Our first day out alone with Jah had gone fairly well, but reality was drawing near. He was very soon going to be our responsibility. We were going to be his new family.
I welcome comments on this blog and I received a comment on my last post, reflecting on the sense of responsibility we must have felt. Yes. That is very true, but I suppose we had been prepared as well as possible by everybody and now we just had to get on with this vital next stage. It was what we had been working towards.
(Once somebody remarked to me that our other children must have been “very tolerant” as we added to the family. I hadn’t thought about it that way, but they certainly were great – and they still are! Maybe I’ll write a post about this one day. )
I do not remember a sense of mounting tension on the morning of our departure. Jah’s foster mother said that she remembers feeling tense and stressed as she waited for all the paper work to be completed by the social worker. It was extra-hard for her, as they had all grown very fond of Jah. He had been with them over eighteen months. She said they were entirely happy about him coming to live with us. She knew that he needed a ‘forever family’. They themselves already had four children and they could not look after him ‘forever’. However it was still going to be a wrench letting him go.
My memories centre more round his little red suitcase that held all, or most of his belongings – clothes and toys.
It was more like a toy than a travel case. It served its purpose, but it was rather touching that these were the only possessions he brought with him. Obviously, one cannot see or measure – or put into a suitcase – the value of his past eighteen months’ experience of love within the foster family but we knew that it was invaluable for his sense of self-worth.
The children of the foster family were all going to draw Jah lovely pictures and would send him other things as time went by. As regards clothes, however, it had been decided that it would be best for us to go shopping for the new clothes he would need as he grew. For this reason he did not travel with a whole lot of clothes “to grow into”. We saw this as an example of their sensitivity and good preparation for the handover.
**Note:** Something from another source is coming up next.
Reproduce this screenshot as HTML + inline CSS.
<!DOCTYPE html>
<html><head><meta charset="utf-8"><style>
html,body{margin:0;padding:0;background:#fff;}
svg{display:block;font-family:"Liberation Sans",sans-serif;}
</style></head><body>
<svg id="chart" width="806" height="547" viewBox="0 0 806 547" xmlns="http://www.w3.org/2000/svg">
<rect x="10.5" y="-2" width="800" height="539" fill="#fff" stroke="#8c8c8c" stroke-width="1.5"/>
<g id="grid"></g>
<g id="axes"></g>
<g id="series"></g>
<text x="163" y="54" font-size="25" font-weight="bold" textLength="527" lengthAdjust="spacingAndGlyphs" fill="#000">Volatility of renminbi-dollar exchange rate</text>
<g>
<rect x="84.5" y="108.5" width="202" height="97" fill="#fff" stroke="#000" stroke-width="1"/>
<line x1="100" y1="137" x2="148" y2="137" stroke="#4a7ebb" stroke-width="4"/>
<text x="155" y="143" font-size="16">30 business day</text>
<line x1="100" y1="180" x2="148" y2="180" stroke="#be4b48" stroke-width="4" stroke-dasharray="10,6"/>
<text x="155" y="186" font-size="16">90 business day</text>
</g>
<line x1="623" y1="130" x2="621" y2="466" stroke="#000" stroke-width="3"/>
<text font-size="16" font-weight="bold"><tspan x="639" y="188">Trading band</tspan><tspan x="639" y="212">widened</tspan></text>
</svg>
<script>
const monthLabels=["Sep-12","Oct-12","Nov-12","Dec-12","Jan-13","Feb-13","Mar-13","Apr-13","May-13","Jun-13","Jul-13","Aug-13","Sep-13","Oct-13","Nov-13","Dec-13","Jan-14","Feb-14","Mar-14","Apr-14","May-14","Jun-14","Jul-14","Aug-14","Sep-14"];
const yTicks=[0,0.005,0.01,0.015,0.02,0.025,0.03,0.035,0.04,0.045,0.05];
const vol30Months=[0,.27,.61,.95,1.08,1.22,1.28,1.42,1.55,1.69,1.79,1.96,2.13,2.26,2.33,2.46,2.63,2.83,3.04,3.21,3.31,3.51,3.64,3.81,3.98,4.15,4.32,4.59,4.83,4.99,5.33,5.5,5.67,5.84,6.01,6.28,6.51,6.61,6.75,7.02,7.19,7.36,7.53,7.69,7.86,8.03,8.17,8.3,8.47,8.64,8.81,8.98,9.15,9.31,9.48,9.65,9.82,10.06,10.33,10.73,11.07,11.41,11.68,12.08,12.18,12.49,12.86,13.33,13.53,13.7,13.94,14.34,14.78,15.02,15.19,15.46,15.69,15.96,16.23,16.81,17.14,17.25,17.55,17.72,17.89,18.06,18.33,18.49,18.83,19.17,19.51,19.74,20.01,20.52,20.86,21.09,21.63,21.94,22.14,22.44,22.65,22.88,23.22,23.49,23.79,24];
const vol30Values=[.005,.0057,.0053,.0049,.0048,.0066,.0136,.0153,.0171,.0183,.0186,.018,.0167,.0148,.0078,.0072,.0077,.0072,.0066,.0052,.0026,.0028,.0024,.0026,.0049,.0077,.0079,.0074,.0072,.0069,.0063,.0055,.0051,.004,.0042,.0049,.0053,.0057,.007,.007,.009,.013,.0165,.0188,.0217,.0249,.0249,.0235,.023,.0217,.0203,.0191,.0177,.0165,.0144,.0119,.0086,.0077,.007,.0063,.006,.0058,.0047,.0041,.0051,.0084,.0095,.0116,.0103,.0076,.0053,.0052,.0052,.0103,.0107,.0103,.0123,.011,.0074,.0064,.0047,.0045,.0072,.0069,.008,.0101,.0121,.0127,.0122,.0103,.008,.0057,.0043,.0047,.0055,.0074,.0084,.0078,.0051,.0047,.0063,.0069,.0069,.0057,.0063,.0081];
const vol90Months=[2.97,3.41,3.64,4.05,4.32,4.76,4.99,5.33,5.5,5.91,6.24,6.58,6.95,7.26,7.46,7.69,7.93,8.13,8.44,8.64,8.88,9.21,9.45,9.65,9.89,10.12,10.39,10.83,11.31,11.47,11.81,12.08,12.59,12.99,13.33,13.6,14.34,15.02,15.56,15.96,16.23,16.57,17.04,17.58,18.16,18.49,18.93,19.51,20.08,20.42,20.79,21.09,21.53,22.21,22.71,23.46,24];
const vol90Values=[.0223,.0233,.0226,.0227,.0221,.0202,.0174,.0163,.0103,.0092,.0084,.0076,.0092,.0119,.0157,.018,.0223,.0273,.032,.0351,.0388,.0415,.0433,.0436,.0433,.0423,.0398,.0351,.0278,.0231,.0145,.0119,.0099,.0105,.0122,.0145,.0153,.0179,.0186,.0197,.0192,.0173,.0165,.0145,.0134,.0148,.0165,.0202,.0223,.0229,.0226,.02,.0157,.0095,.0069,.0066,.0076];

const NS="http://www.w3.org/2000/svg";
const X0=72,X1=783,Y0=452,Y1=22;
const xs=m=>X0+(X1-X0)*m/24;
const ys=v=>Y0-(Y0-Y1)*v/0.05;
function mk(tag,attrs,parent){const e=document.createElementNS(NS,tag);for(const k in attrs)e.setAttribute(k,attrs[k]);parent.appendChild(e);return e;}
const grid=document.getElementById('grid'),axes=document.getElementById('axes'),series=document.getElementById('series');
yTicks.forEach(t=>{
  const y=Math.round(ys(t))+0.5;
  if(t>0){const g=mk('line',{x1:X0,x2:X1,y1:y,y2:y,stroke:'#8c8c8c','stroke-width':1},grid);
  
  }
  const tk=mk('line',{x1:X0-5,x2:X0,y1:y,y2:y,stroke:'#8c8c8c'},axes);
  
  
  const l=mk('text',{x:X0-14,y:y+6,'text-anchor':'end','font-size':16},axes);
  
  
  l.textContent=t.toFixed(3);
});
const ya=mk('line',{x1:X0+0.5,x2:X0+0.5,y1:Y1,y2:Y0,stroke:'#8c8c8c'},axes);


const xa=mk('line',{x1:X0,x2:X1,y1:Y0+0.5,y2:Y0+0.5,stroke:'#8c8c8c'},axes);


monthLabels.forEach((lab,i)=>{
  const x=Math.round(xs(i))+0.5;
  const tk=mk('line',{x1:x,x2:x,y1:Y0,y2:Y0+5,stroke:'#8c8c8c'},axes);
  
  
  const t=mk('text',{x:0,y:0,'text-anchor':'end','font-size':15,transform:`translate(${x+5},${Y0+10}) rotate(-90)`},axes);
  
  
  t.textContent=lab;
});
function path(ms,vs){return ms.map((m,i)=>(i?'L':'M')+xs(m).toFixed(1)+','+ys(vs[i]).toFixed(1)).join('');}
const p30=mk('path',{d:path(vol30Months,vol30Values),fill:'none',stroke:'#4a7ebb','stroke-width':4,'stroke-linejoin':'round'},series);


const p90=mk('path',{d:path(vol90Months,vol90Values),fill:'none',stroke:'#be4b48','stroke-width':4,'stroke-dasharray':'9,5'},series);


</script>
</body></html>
Another thing I remember was the “mystery” present for us that Jah was very pleased about. It was wrapped in a big tube of newspaper. He would not let us discover what it was until the car drew up outside our house in Leicester.
We had bought a present to divert Jah’s attention as we drove away from the foster home. It was a toy monkey. It had an appealing face and he took to it immediately. He played with it on that long car journey and also for quite a few years.
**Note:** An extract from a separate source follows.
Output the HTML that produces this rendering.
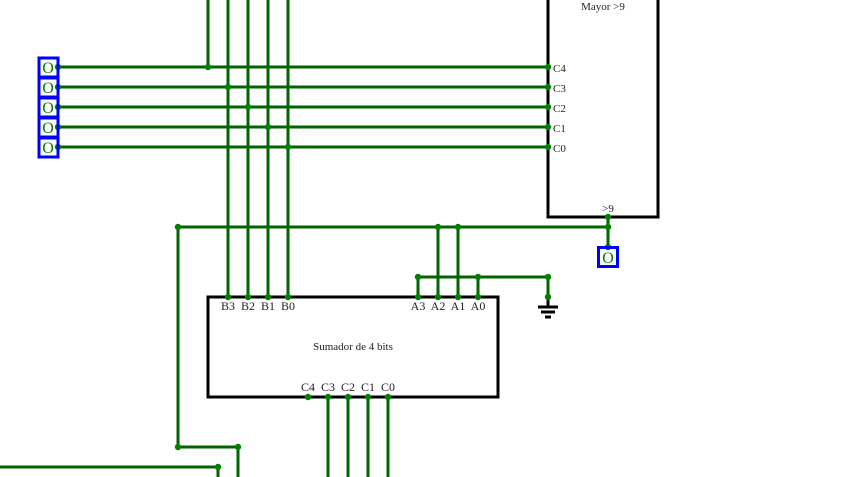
<!DOCTYPE html>
<html><head><meta charset="utf-8"><style>
html,body{margin:0;padding:0;background:#fff;}
svg{display:block;}
text{font-family:"Liberation Serif",serif;fill:#222;}
</style></head><body>
<svg width="846" height="477" viewBox="0 0 846 477" xmlns="http://www.w3.org/2000/svg">
<g fill="none" stroke="#000" stroke-width="3">
<rect x="548" y="-10" width="110" height="227"/>
<rect x="208" y="297" width="290" height="100"/>
</g>
<g stroke="#006400" stroke-width="3" fill="none">
<line x1="58" y1="67" x2="548" y2="67"/>
<line x1="58" y1="87" x2="548" y2="87"/>
<line x1="58" y1="107" x2="548" y2="107"/>
<line x1="58" y1="127" x2="548" y2="127"/>
<line x1="58" y1="147" x2="548" y2="147"/>
<line x1="208" y1="0" x2="208" y2="67"/>
<line x1="228" y1="0" x2="228" y2="297"/>
<line x1="248" y1="0" x2="248" y2="297"/>
<line x1="268" y1="0" x2="268" y2="297"/>
<line x1="288" y1="0" x2="288" y2="297"/>
<line x1="608" y1="217" x2="608" y2="247"/>
<polyline points="178,227 608,227"/>
<line x1="438" y1="227" x2="438" y2="297"/>
<line x1="458" y1="227" x2="458" y2="297"/>
<line x1="418" y1="277" x2="548" y2="277"/>
<line x1="418" y1="277" x2="418" y2="297"/>
<line x1="478" y1="277" x2="478" y2="297"/>
<line x1="548" y1="277" x2="548" y2="297"/>
<line x1="328" y1="397" x2="328" y2="477"/>
<line x1="348" y1="397" x2="348" y2="477"/>
<line x1="368" y1="397" x2="368" y2="477"/>
<line x1="388" y1="397" x2="388" y2="477"/>
<polyline points="178,227 178,447 238,447 238,477"/>
<polyline points="0,467 218,467 218,477"/>
</g>
<g stroke="#000" stroke-width="3">
<line x1="538" y1="307" x2="558" y2="307"/>
<line x1="541" y1="312" x2="555" y2="312"/>
<line x1="545" y1="317" x2="551" y2="317"/>
<line x1="548" y1="297" x2="548" y2="307"/>
</g>
<g fill="#008000">
<circle cx="58" cy="67" r="3.2"/><circle cx="58" cy="87" r="3.2"/><circle cx="58" cy="107" r="3.2"/><circle cx="58" cy="127" r="3.2"/><circle cx="58" cy="147" r="3.2"/>
<circle cx="208" cy="67" r="3.2"/><circle cx="228" cy="87" r="3.2"/><circle cx="248" cy="107" r="3.2"/><circle cx="268" cy="127" r="3.2"/><circle cx="288" cy="147" r="3.2"/>
<circle cx="548" cy="67" r="3.2"/><circle cx="548" cy="87" r="3.2"/><circle cx="548" cy="107" r="3.2"/><circle cx="548" cy="127" r="3.2"/><circle cx="548" cy="147" r="3.2"/>
<circle cx="608" cy="217" r="3.2"/><circle cx="608" cy="227" r="3.2"/><circle cx="608" cy="247" r="3.2"/>
<circle cx="178" cy="227" r="3.2"/><circle cx="438" cy="227" r="3.2"/><circle cx="458" cy="227" r="3.2"/>
<circle cx="418" cy="277" r="3.2"/><circle cx="478" cy="277" r="3.2"/><circle cx="548" cy="277" r="3.2"/><circle cx="548" cy="297" r="3.2"/>
<circle cx="228" cy="297" r="3.2"/><circle cx="248" cy="297" r="3.2"/><circle cx="268" cy="297" r="3.2"/><circle cx="288" cy="297" r="3.2"/>
<circle cx="418" cy="297" r="3.2"/><circle cx="438" cy="297" r="3.2"/><circle cx="458" cy="297" r="3.2"/><circle cx="478" cy="297" r="3.2"/>
<circle cx="308" cy="397" r="3.2"/><circle cx="328" cy="397" r="3.2"/><circle cx="348" cy="397" r="3.2"/><circle cx="368" cy="397" r="3.2"/><circle cx="388" cy="397" r="3.2"/>
<circle cx="178" cy="447" r="3.2"/><circle cx="238" cy="447" r="3.2"/><circle cx="218" cy="467" r="3.2"/>
</g>
<g fill="none" stroke="#0000ff" stroke-width="3">
<rect x="39" y="58" width="19" height="19"/><rect x="39" y="78" width="19" height="19"/><rect x="39" y="98" width="19" height="19"/><rect x="39" y="118" width="19" height="19"/><rect x="39" y="138" width="19" height="19"/>
<rect x="598.5" y="247.5" width="19" height="19"/>
</g>
<g font-size="16" style="fill:#008000" text-anchor="middle">
<text x="48" y="73" style="fill:#008000">O</text><text x="48" y="93" style="fill:#008000">O</text><text x="48" y="113" style="fill:#008000">O</text><text x="48" y="133" style="fill:#008000">O</text><text x="48" y="153" style="fill:#008000">O</text>
<text x="608" y="263" style="fill:#008000">O</text>
</g>
<g font-size="11">
<text x="603" y="10" text-anchor="middle">Mayor &gt;9</text>
<text x="553" y="72">C4</text><text x="553" y="92">C3</text><text x="553" y="112">C2</text><text x="553" y="132">C1</text><text x="553" y="152">C0</text>
<text x="608" y="212" text-anchor="middle">&gt;9</text>
<text x="353" y="350" text-anchor="middle">Sumador de 4 bits</text>
</g>
<g font-size="12" text-anchor="middle">
<text x="228" y="310">B3</text><text x="248" y="310">B2</text><text x="268" y="310">B1</text><text x="288" y="310">B0</text>
<text x="418" y="310">A3</text><text x="438" y="310">A2</text><text x="458" y="310">A1</text><text x="478" y="310">A0</text>
<text x="308" y="391">C4</text><text x="328" y="391">C3</text><text x="348" y="391">C2</text><text x="368" y="391">C1</text><text x="388" y="391">C0</text>
</g>
</svg>
</body></html>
For some reason it was christened ‘Jairo’ and he loved it.
I have a photo of the family walking up our garden path in Leicester.
(A badly taken photo. My apologies to D. and Lucy for cutting off their heads.)
Here you can see Sam carrying Jah’s mystery present for us. He had unveiled it with a slightly shy smile and entrusted it to Sam. It was a little sunflower plant. We watched it grow and flourish during the summer, as indeed did Jah.
When we opened the front door of our house Jah looked all round him quite solemnly, perhaps to see if everything looked as he remembered from his initial visit. He seemed satisfied and took his little red suitcase upstairs to the bedroom he would be sharing with Sam.
I do not pretend that all was “sweetness and light” from that moment on, but it was a great feeling to realise that at last we had begun this new phase in our family life.